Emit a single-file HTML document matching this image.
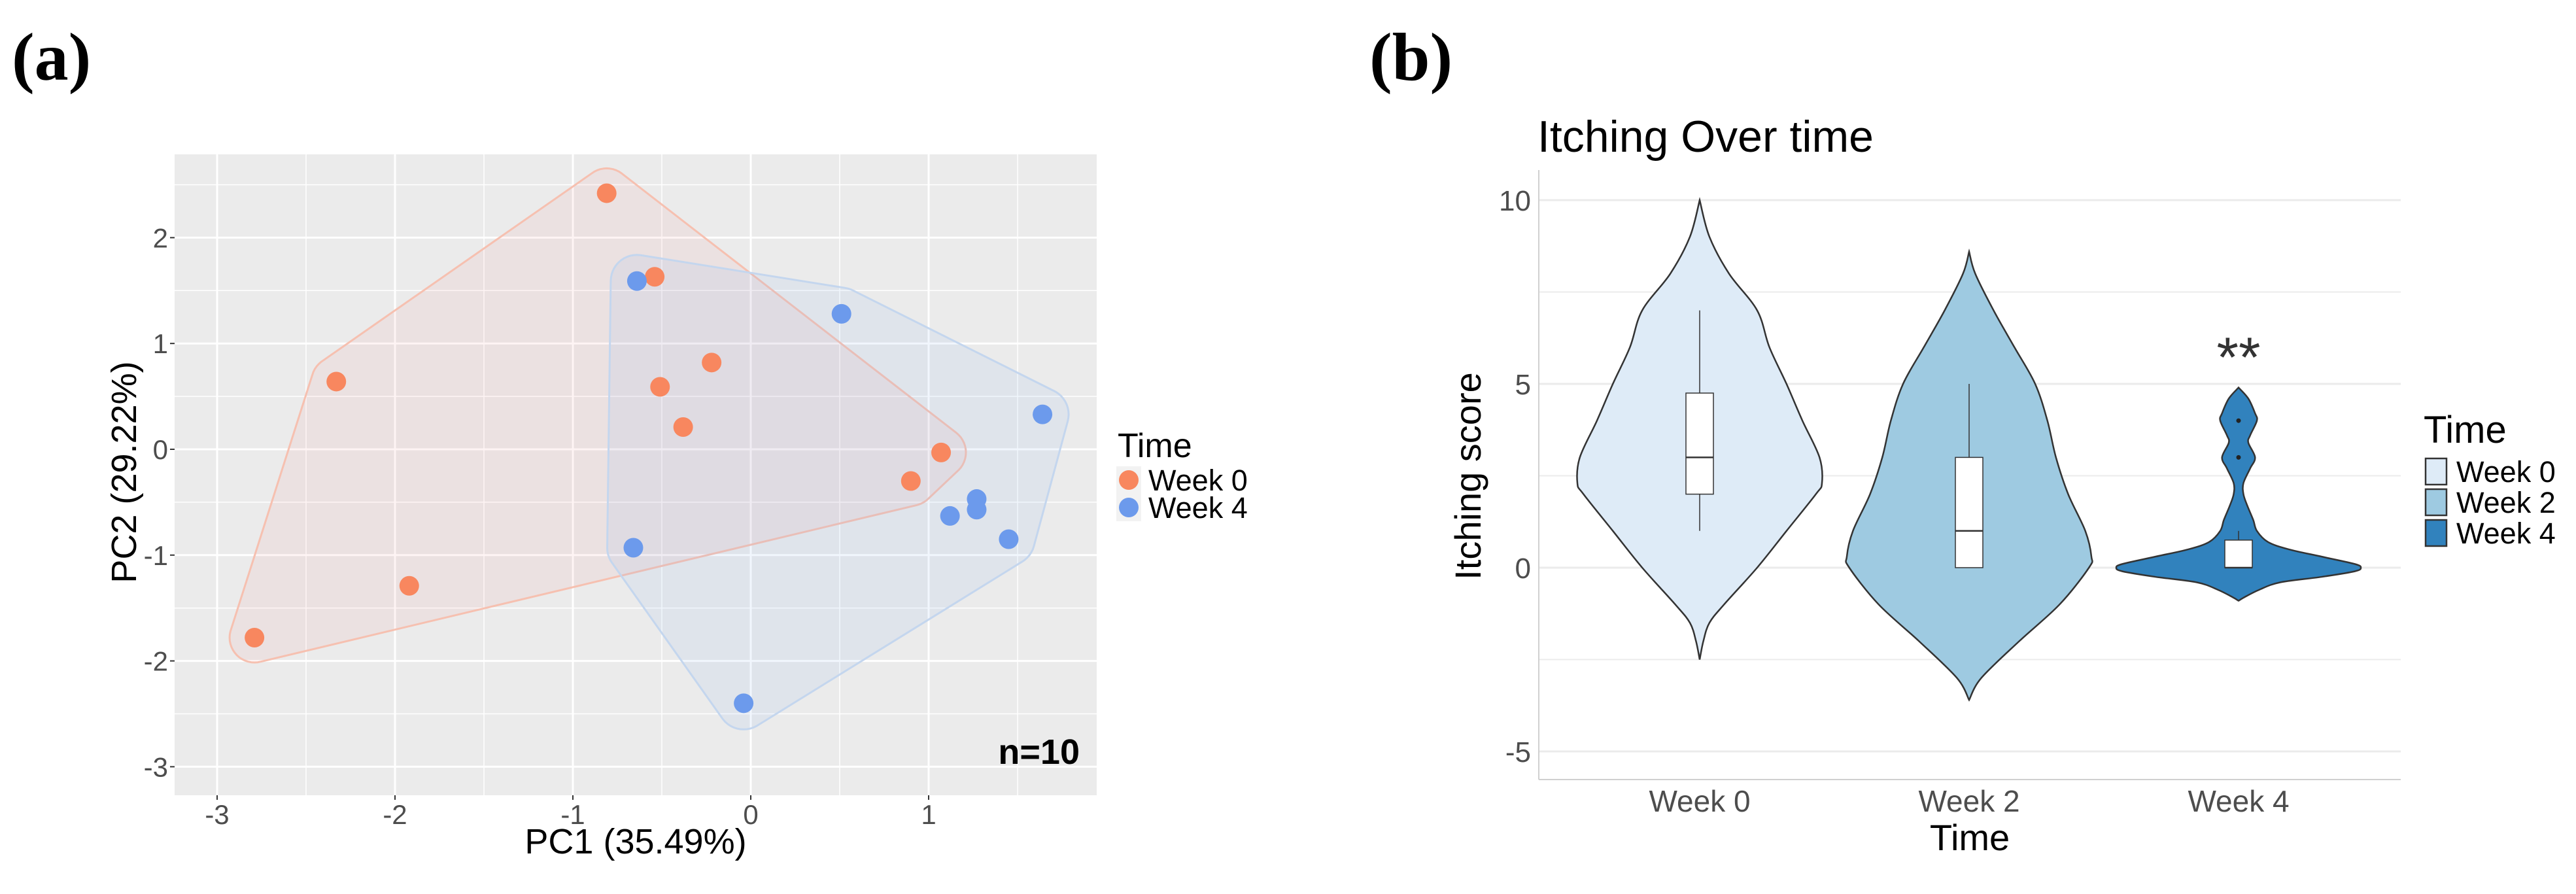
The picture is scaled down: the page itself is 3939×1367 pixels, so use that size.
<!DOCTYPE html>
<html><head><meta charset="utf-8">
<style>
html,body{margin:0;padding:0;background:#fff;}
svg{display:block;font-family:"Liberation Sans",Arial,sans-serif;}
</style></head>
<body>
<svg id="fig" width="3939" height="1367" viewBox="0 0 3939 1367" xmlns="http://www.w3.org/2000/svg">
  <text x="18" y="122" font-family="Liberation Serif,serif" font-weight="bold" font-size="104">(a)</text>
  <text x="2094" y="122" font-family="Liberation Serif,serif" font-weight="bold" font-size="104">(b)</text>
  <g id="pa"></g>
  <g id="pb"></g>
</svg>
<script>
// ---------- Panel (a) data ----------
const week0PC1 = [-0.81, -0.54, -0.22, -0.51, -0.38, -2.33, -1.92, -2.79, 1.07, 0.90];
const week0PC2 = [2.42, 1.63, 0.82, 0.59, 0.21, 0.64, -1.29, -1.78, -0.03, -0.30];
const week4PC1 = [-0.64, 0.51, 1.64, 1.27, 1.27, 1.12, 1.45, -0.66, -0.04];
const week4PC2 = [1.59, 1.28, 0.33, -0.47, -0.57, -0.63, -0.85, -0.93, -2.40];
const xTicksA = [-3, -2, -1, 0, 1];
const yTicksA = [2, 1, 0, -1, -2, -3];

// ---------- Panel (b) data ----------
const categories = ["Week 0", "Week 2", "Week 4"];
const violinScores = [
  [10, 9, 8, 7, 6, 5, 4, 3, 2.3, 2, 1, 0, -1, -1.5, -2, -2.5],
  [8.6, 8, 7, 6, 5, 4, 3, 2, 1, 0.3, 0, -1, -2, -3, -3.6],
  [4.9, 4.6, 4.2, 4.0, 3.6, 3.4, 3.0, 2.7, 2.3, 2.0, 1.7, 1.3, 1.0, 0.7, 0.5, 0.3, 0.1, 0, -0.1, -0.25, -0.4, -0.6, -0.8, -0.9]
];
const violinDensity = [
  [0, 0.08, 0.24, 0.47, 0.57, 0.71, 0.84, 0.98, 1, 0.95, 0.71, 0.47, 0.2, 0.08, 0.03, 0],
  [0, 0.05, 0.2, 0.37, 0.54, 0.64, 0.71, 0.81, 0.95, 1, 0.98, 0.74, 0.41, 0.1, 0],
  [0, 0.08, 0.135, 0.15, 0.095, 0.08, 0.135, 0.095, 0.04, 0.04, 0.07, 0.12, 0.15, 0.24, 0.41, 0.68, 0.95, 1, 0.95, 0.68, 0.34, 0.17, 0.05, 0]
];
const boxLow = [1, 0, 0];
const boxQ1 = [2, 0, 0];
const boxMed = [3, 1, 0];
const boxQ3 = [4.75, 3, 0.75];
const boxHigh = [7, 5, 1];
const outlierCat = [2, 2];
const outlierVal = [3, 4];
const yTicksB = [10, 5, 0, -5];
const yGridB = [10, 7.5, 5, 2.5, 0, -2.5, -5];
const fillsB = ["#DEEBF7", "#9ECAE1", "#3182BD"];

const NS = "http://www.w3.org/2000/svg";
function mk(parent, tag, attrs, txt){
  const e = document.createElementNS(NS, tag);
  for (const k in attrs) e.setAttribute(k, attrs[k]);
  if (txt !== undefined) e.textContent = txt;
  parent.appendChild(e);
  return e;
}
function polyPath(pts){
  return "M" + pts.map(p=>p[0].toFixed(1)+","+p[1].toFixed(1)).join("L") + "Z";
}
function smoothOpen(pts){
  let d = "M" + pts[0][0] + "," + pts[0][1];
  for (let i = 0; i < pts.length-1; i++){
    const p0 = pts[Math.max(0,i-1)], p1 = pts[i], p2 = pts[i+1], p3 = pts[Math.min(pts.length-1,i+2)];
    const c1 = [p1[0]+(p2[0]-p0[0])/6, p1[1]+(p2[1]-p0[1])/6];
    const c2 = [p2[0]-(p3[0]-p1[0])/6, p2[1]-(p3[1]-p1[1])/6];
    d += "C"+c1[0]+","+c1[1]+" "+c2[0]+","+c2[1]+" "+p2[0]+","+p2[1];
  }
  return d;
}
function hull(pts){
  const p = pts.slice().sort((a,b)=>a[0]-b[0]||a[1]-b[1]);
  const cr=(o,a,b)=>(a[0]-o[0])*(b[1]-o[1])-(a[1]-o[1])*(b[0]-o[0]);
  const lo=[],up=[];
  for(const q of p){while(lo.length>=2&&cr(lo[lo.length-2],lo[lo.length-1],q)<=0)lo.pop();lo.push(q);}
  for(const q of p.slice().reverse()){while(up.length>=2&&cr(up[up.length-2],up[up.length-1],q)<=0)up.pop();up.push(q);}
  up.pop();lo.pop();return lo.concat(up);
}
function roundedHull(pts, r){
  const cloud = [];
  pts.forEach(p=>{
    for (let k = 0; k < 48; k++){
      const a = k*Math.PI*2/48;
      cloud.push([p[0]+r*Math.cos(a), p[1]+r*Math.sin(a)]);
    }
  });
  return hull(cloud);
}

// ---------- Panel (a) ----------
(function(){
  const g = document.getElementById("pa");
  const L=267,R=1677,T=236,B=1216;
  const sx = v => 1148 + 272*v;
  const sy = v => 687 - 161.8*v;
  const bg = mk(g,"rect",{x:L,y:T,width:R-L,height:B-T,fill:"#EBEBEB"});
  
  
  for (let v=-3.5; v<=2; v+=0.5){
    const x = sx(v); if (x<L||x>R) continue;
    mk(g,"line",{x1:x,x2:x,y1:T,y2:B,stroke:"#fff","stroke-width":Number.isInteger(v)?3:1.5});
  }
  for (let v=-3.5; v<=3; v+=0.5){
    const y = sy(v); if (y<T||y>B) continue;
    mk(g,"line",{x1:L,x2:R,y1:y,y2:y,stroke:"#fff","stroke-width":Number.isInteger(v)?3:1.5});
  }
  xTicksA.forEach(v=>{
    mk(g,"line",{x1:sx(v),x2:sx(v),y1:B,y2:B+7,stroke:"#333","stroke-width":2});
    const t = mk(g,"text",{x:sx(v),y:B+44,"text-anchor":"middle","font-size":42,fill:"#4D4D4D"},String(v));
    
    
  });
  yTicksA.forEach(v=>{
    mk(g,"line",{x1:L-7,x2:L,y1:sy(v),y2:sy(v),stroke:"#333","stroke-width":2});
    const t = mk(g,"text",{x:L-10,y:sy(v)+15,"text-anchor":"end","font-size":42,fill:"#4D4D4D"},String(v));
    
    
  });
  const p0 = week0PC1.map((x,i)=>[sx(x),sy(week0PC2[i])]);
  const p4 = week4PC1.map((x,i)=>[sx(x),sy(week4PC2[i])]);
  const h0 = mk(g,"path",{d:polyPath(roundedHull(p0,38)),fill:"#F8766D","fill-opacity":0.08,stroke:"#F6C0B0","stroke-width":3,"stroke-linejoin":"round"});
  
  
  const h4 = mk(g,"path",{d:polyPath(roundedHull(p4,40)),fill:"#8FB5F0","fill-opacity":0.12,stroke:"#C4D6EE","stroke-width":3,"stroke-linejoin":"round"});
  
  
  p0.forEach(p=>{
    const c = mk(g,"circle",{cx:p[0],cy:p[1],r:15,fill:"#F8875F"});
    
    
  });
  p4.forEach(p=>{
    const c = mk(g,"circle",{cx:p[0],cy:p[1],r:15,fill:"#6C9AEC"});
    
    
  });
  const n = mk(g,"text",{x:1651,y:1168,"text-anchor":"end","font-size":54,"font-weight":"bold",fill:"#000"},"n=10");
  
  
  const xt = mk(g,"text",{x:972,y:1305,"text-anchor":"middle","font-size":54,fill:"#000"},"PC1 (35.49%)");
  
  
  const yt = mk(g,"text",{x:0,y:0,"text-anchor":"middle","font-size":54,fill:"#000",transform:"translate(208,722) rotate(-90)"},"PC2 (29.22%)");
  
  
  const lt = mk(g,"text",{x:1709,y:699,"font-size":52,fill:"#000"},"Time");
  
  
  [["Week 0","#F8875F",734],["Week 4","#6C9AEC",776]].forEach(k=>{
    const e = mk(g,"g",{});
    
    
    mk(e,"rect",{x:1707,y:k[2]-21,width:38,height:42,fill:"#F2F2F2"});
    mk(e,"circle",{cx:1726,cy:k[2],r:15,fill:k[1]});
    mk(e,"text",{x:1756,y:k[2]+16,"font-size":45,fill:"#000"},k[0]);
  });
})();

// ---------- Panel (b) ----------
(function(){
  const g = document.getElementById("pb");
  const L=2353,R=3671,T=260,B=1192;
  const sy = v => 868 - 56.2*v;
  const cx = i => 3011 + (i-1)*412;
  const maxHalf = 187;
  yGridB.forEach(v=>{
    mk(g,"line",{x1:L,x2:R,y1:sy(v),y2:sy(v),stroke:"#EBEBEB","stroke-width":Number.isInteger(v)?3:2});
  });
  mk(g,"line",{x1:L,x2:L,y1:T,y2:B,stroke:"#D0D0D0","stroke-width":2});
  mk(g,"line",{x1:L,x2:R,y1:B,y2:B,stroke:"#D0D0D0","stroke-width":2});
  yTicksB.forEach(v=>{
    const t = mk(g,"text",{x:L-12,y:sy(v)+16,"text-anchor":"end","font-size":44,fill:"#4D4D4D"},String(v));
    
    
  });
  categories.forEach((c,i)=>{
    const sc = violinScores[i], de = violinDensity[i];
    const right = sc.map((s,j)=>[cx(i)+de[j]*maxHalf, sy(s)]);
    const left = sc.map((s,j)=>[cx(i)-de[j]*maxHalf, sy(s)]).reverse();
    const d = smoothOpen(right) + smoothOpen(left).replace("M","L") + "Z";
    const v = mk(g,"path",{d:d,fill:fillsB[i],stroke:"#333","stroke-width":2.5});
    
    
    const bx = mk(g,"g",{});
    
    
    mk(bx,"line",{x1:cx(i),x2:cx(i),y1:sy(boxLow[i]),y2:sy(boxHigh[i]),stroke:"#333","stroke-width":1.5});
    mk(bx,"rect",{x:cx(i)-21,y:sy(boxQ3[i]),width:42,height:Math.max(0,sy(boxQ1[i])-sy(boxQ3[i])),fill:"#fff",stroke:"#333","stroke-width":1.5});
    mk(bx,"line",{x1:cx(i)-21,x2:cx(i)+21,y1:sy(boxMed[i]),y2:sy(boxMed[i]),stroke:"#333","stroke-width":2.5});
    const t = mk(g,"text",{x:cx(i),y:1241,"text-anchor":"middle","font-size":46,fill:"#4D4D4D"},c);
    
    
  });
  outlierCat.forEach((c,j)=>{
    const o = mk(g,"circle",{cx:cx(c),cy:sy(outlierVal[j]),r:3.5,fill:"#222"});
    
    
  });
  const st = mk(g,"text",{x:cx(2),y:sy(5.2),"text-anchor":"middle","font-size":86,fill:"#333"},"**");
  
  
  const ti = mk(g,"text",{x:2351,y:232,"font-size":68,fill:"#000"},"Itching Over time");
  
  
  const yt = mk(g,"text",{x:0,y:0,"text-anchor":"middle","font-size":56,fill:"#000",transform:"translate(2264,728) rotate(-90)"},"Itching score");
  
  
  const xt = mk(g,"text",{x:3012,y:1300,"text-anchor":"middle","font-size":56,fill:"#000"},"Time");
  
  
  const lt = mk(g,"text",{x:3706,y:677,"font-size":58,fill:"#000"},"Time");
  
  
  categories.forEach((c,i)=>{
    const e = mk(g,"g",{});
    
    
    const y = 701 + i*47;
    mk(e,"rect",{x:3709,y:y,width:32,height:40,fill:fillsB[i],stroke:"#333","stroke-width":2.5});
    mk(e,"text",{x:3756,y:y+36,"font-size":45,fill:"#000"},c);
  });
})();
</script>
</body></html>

### [What is being asked]
Transcribe the opening line of the listing above, please, and every line after it through the line with "const yTicksA = [2, 1, 0, -1, -2, -3];", word for word, without pictures.

### [Answer]
Emit a single-file HTML document matching this image.
The picture is scaled down: the page itself is 3939×1367 pixels, so use that size.
<!DOCTYPE html>
<html><head><meta charset="utf-8">
<style>
html,body{margin:0;padding:0;background:#fff;}
svg{display:block;font-family:"Liberation Sans",Arial,sans-serif;}
</style></head>
<body>
<svg id="fig" width="3939" height="1367" viewBox="0 0 3939 1367" xmlns="http://www.w3.org/2000/svg">
  <text x="18" y="122" font-family="Liberation Serif,serif" font-weight="bold" font-size="104">(a)</text>
  <text x="2094" y="122" font-family="Liberation Serif,serif" font-weight="bold" font-size="104">(b)</text>
  <g id="pa"></g>
  <g id="pb"></g>
</svg>
<script>
// ---------- Panel (a) data ----------
const week0PC1 = [-0.81, -0.54, -0.22, -0.51, -0.38, -2.33, -1.92, -2.79, 1.07, 0.90];
const week0PC2 = [2.42, 1.63, 0.82, 0.59, 0.21, 0.64, -1.29, -1.78, -0.03, -0.30];
const week4PC1 = [-0.64, 0.51, 1.64, 1.27, 1.27, 1.12, 1.45, -0.66, -0.04];
const week4PC2 = [1.59, 1.28, 0.33, -0.47, -0.57, -0.63, -0.85, -0.93, -2.40];
const xTicksA = [-3, -2, -1, 0, 1];
const yTicksA = [2, 1, 0, -1, -2, -3];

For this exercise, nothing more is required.